Notes from Twitter and Microblogging – part 3. 10 April

Uses and risks of micro-blogging in organisations by Soureh Latif Shabgahi from Sheffield University

The research focused on SMEs as these may be more receptive to business improvement interventions. However, initial research found larger organisations as early adopters of enterprise micro-bloggers (EMB).

Found little research on EMB, especially in the UK. Research has tended to focus on communications and narrating work . From the literature:

  • Found EMB used in relationship development; discussions; sharing knowledge; recording; knowledge management and knowledge sharing; communication and awareness raising. Strong focus on communication as providing work-related updates that enhanced awareness of each other and hence increased sense of community. Also EMB stimulated discussions either using EMB or face-to-face.
  • Risks associated with EMB included risks associated with limit of 140 characters; difficulty of using the platform; security and privacy risks; time taken in learning about and using the tools; noise to value ratio including information overload. [Some risks could be seen as closer to resource costs?]

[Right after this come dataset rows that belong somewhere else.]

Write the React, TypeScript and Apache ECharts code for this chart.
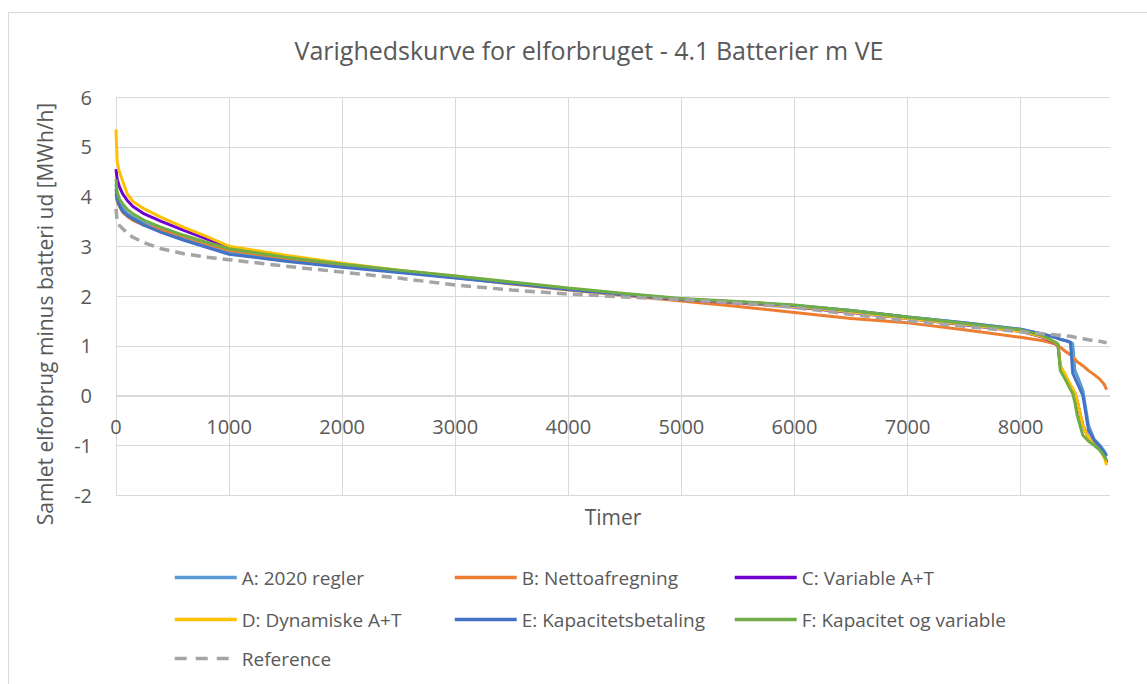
import React, { useEffect, useRef } from "react";
import * as echarts from "echarts";

const hours = [0, 10, 30, 60, 100, 150, 250, 400, 600, 800, 1000, 1500, 2000, 2500, 3000, 3500, 4000, 4500, 5000, 5500, 6000, 6500, 7000, 7500, 8000, 8200, 8300, 8330, 8350, 8400, 8440, 8460, 8480, 8500, 8550, 8600, 8650, 8700, 8740, 8760];

const serA = [4.25, 4.0, 3.88, 3.76, 3.66, 3.58, 3.46, 3.32, 3.16, 3.02, 2.88, 2.73, 2.6, 2.48, 2.37, 2.26, 2.14, 2.04, 1.94, 1.88, 1.81, 1.71, 1.58, 1.46, 1.33, 1.23, 1.17, 1.15, 1.13, 1.1, 1.07, 1.05, 0.5, 0.4, 0.1, -0.6, -0.88, -1.0, -1.12, -1.2];
const serB = [4.05, 3.9, 3.8, 3.68, 3.6, 3.52, 3.42, 3.33, 3.2, 3.05, 2.92, 2.76, 2.62, 2.49, 2.37, 2.24, 2.12, 2.01, 1.9, 1.79, 1.67, 1.55, 1.46, 1.32, 1.17, 1.1, 1.04, 1.0, 0.97, 0.88, 0.82, 0.78, 0.73, 0.68, 0.6, 0.5, 0.42, 0.33, 0.22, 0.12];
const serC = [4.55, 4.35, 4.2, 4.05, 3.92, 3.8, 3.65, 3.5, 3.32, 3.15, 2.98, 2.8, 2.65, 2.51, 2.39, 2.26, 2.14, 2.03, 1.93, 1.86, 1.78, 1.67, 1.55, 1.42, 1.29, 1.17, 1.06, 1.01, 0.6, 0.35, 0.2, 0.12, 0.04, -0.12, -0.6, -0.85, -0.97, -1.06, -1.2, -1.35];
const serD = [5.35, 4.7, 4.5, 4.3, 4.05, 3.9, 3.75, 3.58, 3.38, 3.2, 3.0, 2.82, 2.66, 2.52, 2.4, 2.27, 2.15, 2.04, 1.94, 1.87, 1.79, 1.68, 1.55, 1.43, 1.29, 1.18, 1.07, 1.02, 0.6, 0.4, 0.22, 0.14, 0.05, -0.1, -0.6, -0.85, -0.98, -1.08, -1.25, -1.4];
const serE = [4.15, 3.95, 3.82, 3.7, 3.62, 3.55, 3.42, 3.28, 3.12, 2.98, 2.84, 2.7, 2.58, 2.47, 2.36, 2.25, 2.13, 2.03, 1.94, 1.88, 1.81, 1.71, 1.58, 1.46, 1.33, 1.23, 1.17, 1.15, 1.13, 1.1, 1.07, 0.45, 0.35, 0.25, 0.0, -0.7, -0.9, -1.02, -1.15, -1.22];
const serF = [4.35, 4.1, 3.95, 3.85, 3.74, 3.65, 3.52, 3.38, 3.22, 3.08, 2.95, 2.78, 2.64, 2.52, 2.4, 2.28, 2.16, 2.05, 1.95, 1.89, 1.82, 1.71, 1.58, 1.45, 1.32, 1.2, 1.08, 1.04, 0.5, 0.3, 0.12, 0.04, -0.15, -0.4, -0.8, -0.92, -1.0, -1.1, -1.22, -1.3];
const serRef = [3.75, 3.5, 3.42, 3.35, 3.27, 3.18, 3.07, 2.95, 2.85, 2.78, 2.73, 2.6, 2.48, 2.36, 2.22, 2.12, 2.04, 1.98, 1.93, 1.86, 1.77, 1.63, 1.5, 1.39, 1.28, 1.24, 1.22, 1.21, 1.21, 1.2, 1.19, 1.18, 1.17, 1.16, 1.14, 1.12, 1.1, 1.09, 1.07, 1.06];

const names = ["A: 2020 regler", "B: Nettoafregning", "C: Variable A+T", "D: Dynamiske A+T", "E: Kapacitetsbetaling", "F: Kapacitet og variable", "Reference"];
const colors = ["#5B9BD5", "#ED7D31", "#7000D0", "#FFC000", "#4472C4", "#70AD47", "#A5A5A5"];
const seriesValues = [serA, serB, serC, serD, serE, serF, serRef];

const FONT = "'Open Sans', 'Noto Sans', sans-serif";
const TXT = "#595959";

export default function App() {
  const ref = useRef<HTMLDivElement>(null);
  useEffect(() => {
    if (!ref.current) return;
    const chart = echarts.init(ref.current, null, { renderer: "svg" });
    const legendPos = [
      [173, 578], [453, 578], [733, 578],
      [173, 620], [453, 620], [733, 620],
      [173, 659],
    ];
    chart.setOption({
      animation: false,
      backgroundColor: "#ffffff",
      title: {
        text: "Varighedskurve for elforbruget - 4.1 Batterier m VE",
        left: 584,
        textAlign: "center",
        top: 32,
        textStyle: { fontFamily: FONT, fontSize: 25, fontWeight: "normal", color: TXT },
      },
      graphic: [
        {
          type: "rect",
          shape: { x: 8.5, y: 12.5, width: 1300, height: 900 },
          style: { fill: "transparent", stroke: "#D9D9D9", lineWidth: 1 },
          silent: true,
        },
        {
          type: "text",
          x: 45,
          y: 314,
          rotation: Math.PI / 2,
          style: {
            text: "Samlet elforbrug minus batteri ud [MWh/h]",
            fontFamily: FONT,
            fontSize: 21,
            fill: TXT,
            align: "center",
            verticalAlign: "middle",
          },
        },
        {
          type: "text",
          x: 613,
          y: 517,
          style: {
            text: "Timer",
            fontFamily: FONT,
            fontSize: 21,
            fill: TXT,
            align: "center",
            verticalAlign: "middle",
          },
        },
      ],
      legend: names.map((n, i) => ({
        data: [n],
        left: legendPos[i][0],
        top: legendPos[i][1] - 10,
        padding: 0,
        itemWidth: 62,
        itemHeight: 20,
        itemGap: 0,
        itemStyle: { opacity: 0 },
        lineStyle: i === 6 ? { width: 3.5, type: [12, 9] } : { width: 3.5 },
        textStyle: { fontFamily: FONT, fontSize: 19, color: TXT },
      })),
      grid: { left: 116, right: 37, top: 97, bottom: 189, containLabel: false },
      xAxis: {
        type: "value",
        min: 0,
        max: 8790,
        interval: 1000,
        offset: -99,
        axisLine: { show: true, onZero: false, lineStyle: { color: "#D9D9D9" } },
        axisTick: { show: false },
        axisLabel: {
          margin: 20,
          fontFamily: FONT,
          fontSize: 20,
          color: TXT,
          showMaxLabel: false,
          formatter: (v: number) => String(v),
        },
        splitLine: { show: true, showMaxLine: false, lineStyle: { color: "#D9D9D9", width: 1 } },
      },
      yAxis: {
        type: "value",
        min: -2,
        max: 6,
        interval: 1,
        axisLine: { show: true, lineStyle: { color: "#D9D9D9" } },
        axisTick: { show: false },
        axisLabel: { margin: 24, fontFamily: FONT, fontSize: 20, color: TXT },
        splitLine: { show: true, lineStyle: { color: "#D9D9D9", width: 1 } },
      },
      series: names.map((n, i) => ({
        name: n,
        type: "line",
        symbol: "none",
        smooth: false,
        color: colors[i],
        lineStyle: {
          color: colors[i],
          width: i === 6 ? 3.5 : 3,
          type: i === 6 ? [10, 6] : "solid",
        },
        data: hours.map((h, k) => [h, seriesValues[i][k]]),
        z: 2 + i,
      })),
    });
    return () => chart.dispose();
  }, []);
  return (
    <div
      ref={ref}
      style={{ position: "fixed", left: 0, top: 0, width: 1147, height: 684 }}
    />
  );
}
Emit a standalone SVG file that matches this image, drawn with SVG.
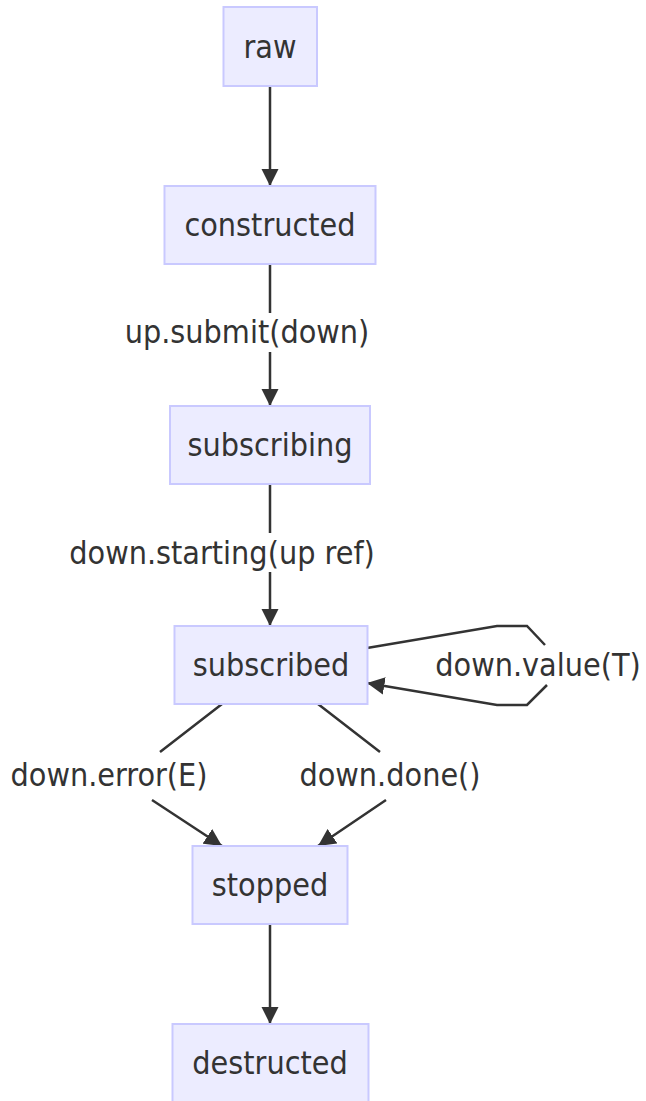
<svg xmlns="http://www.w3.org/2000/svg" width="646" height="1101" viewBox="0 0 646 1101">
<style>
.node rect{fill:#ECECFF;stroke:#C9C9FF;stroke-width:2}
text{font-family:"DejaVu Sans Condensed","DejaVu Sans",sans-serif;font-stretch:condensed;font-size:32px;fill:#333;text-anchor:middle}
.edge{fill:none;stroke:#333;stroke-width:2.5}
</style>
<defs>
<marker id="arr" viewBox="0 0 10 10" refX="10" refY="5" markerWidth="7" markerHeight="7" markerUnits="strokeWidth" orient="auto">
<path d="M0,0 L10,5 L0,10 z" fill="#333"/>
</marker>
</defs>
<rect width="646" height="1101" fill="#fff"/>
<g id="edges">
<path class="edge" d="M270,86 L270,186" marker-end="url(#arr)"/>
<path class="edge" d="M270,264 L270,313 M270,352 L270,406" marker-end="url(#arr)"/>
<path class="edge" d="M270,484 L270,533 M270,572 L270,626" marker-end="url(#arr)"/>
<path class="edge" d="M222,704 L160,752 M152,800 L222,846" marker-end="url(#arr)"/>
<path class="edge" d="M318,704 L380,752 M386,800 L318,846" marker-end="url(#arr)"/>
<path class="edge" d="M367,648 L497,626 L527,626 L545,645 M547,685 L527,705 L497,705 L367,683" marker-end="url(#arr)"/>
<path class="edge" d="M270,924 L270,1024" marker-end="url(#arr)"/>
<text x="247" y="343">up.submit(down)</text>
<text x="222" y="564">down.starting(up ref)</text>
<text x="538" y="676">down.value(T)</text>
<text x="109" y="786">down.error(E)</text>
<text x="390" y="786">down.done()</text>
</g>
<g id="raw" class="node"><rect x="223.5" y="7" width="93.5" height="79"/><text x="270" y="58">raw</text></g>
<g id="constructed" class="node"><rect x="164.5" y="186" width="211" height="78"/><text x="270" y="236">constructed</text></g>
<g id="subscribing" class="node"><rect x="170" y="406" width="200" height="78"/><text x="270" y="456">subscribing</text></g>
<g id="subscribed" class="node"><rect x="174.5" y="626" width="193" height="78"/><text x="271" y="676">subscribed</text></g>
<g id="stopped" class="node"><rect x="192.5" y="846" width="155" height="78"/><text x="270" y="896">stopped</text></g>
<g id="destructed" class="node"><rect x="172.5" y="1024" width="196" height="78"/><text x="270" y="1074">destructed</text></g>
</svg>
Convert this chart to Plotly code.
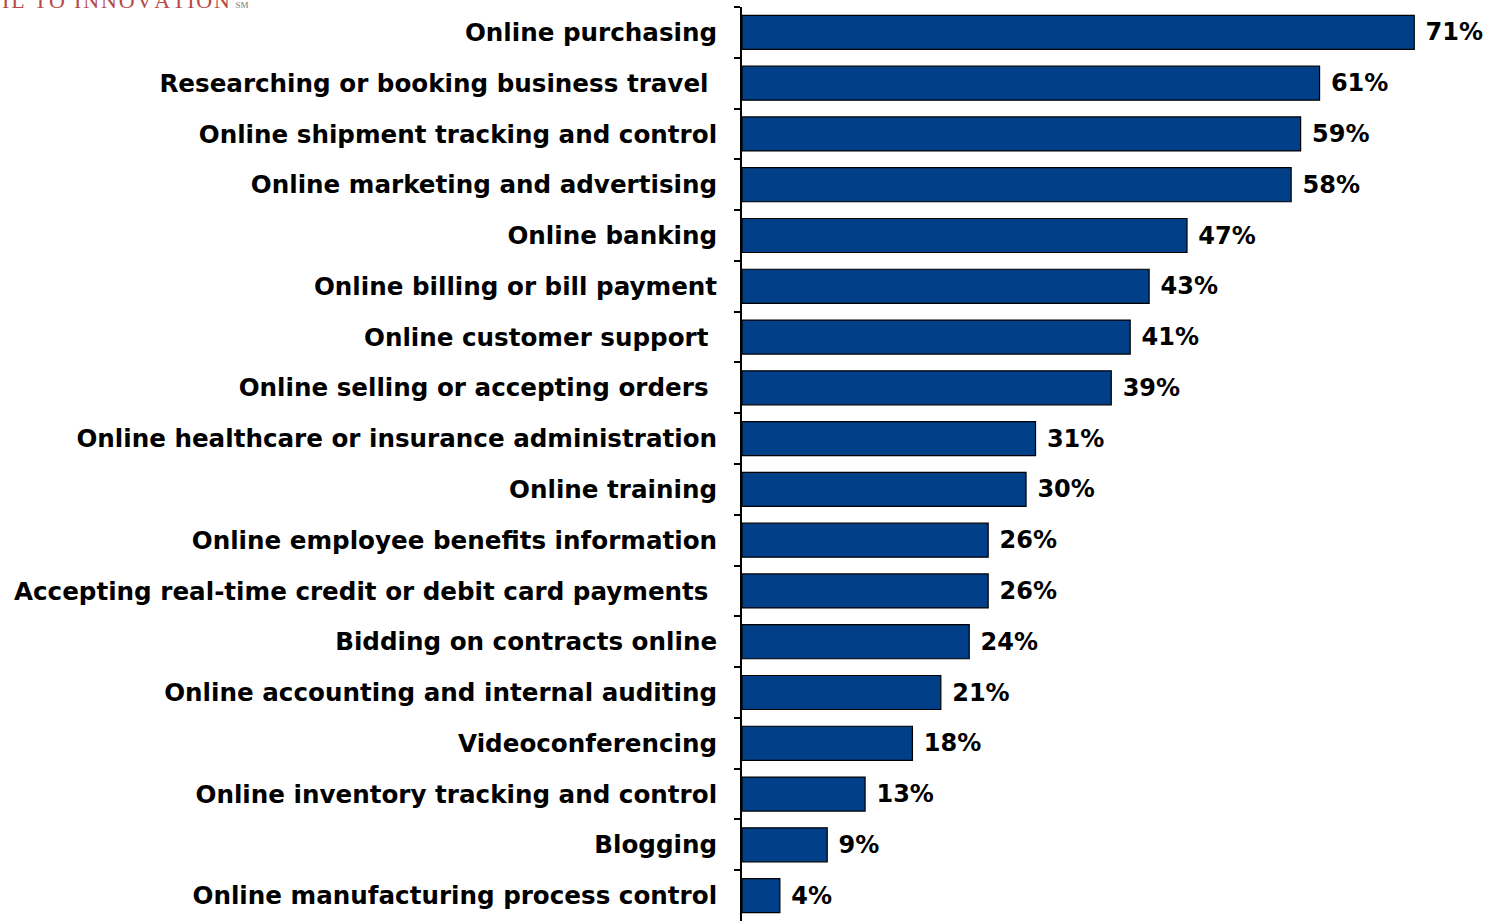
import plotly.graph_objects as go

categories = [
    "Online purchasing",
    "Researching or booking business travel\u00a0",
    "Online shipment tracking and control",
    "Online marketing and advertising",
    "Online banking",
    "Online billing or bill payment",
    "Online customer support\u00a0",
    "Online selling or accepting orders\u00a0",
    "Online healthcare or insurance administration",
    "Online training",
    "Online employee benefits information",
    "Accepting real-time credit or debit card payments\u00a0",
    "Bidding on contracts online",
    "Online accounting and internal auditing",
    "Videoconferencing",
    "Online inventory tracking and control",
    "Blogging",
    "Online manufacturing process control",
]
values = [71, 61, 59, 58, 47, 43, 41, 39, 31, 30, 26, 26, 24, 21, 18, 13, 9, 4]
labels = [f"\u00a0{v}%" for v in values]

FONT = "DejaVu Sans"

fig = go.Figure(go.Bar(
    y=categories,
    x=values,
    orientation="h",
    text=labels,
    textposition="outside",
    cliponaxis=False,
    textfont=dict(family=FONT, size=24, color="black", weight="bold"),
    marker=dict(color="#013F88", line=dict(color="black", width=1.2)),
    hoverinfo="skip",
))

fig.update_layout(
    width=1490, height=921,
    margin=dict(l=742, r=0, t=7, b=0, autoexpand=False),
    plot_bgcolor="white", paper_bgcolor="white",
    bargap=0.33,
    showlegend=False,
    font=dict(family=FONT, color="black"),
)
fig.update_xaxes(range=[0, 79.0], visible=False)
fig.update_yaxes(
    autorange="reversed",
    showline=True, linecolor="black", linewidth=2,
    ticks="outside", tickson="boundaries", ticklen=6, tickwidth=2, tickcolor="black",
    tickfont=dict(family=FONT, size=24.6, color="black", weight="bold"),
    ticklabelstandoff=18,
    showgrid=False,
)

logo = "\u200a".join("IL TO INNOVATION")
fig.add_annotation(
    text=logo + " <span style='color:#777;font-size:9px'>SM</span>",
    x=0, y=1, xref="paper", yref="paper",
    xanchor="left", yanchor="bottom", showarrow=False, xshift=-742, yshift=-8,
    font=dict(family="Liberation Serif", size=22, color="#B84848"),
)

fig.write_html(
    "out.html",
    config={"displayModeBar": False},
    post_script="document.body.style.margin='0';",
)
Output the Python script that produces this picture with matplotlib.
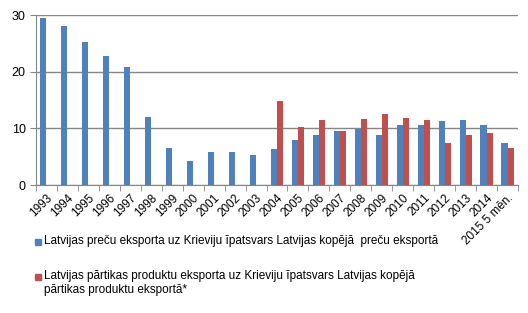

Looked at Yammer as a micro-blogging platform inside the firewall as well as Twitter

Research involved interviews, observation and questionnaires involving 20 SMEs in South Yorkshire.

Interviews cited positive aspects of EMB included: speed of thought; customer and employee communication; mobility and immediacy and being able to communicate at a large-scale. Interviews also identified risks including ease of upsetting/ offend someone either internally or externally (with reputational damage); fear around security as confidential information passed around via Yammer.

One interviewee had a more negative perspective on Twitter as an enterprise tool as, eg, private information had ended up in public domain, reputational damage eg, of poor spelling [??] and alienating older employees [??]

Future research to further develop the model of uses and risks of EMB to inform effective interventions and support for enterprises.

Q&A indicates lack of research on legal risks – although there is more research on legal risks of, eg, blogging.

Possible for extending the research to include less IT savvy organisations and how they may use EMB. Again, finding the breakdown of the dichotomy between private micro-blogging use and public micro-blogging and how that relates to the reputational risks for the company.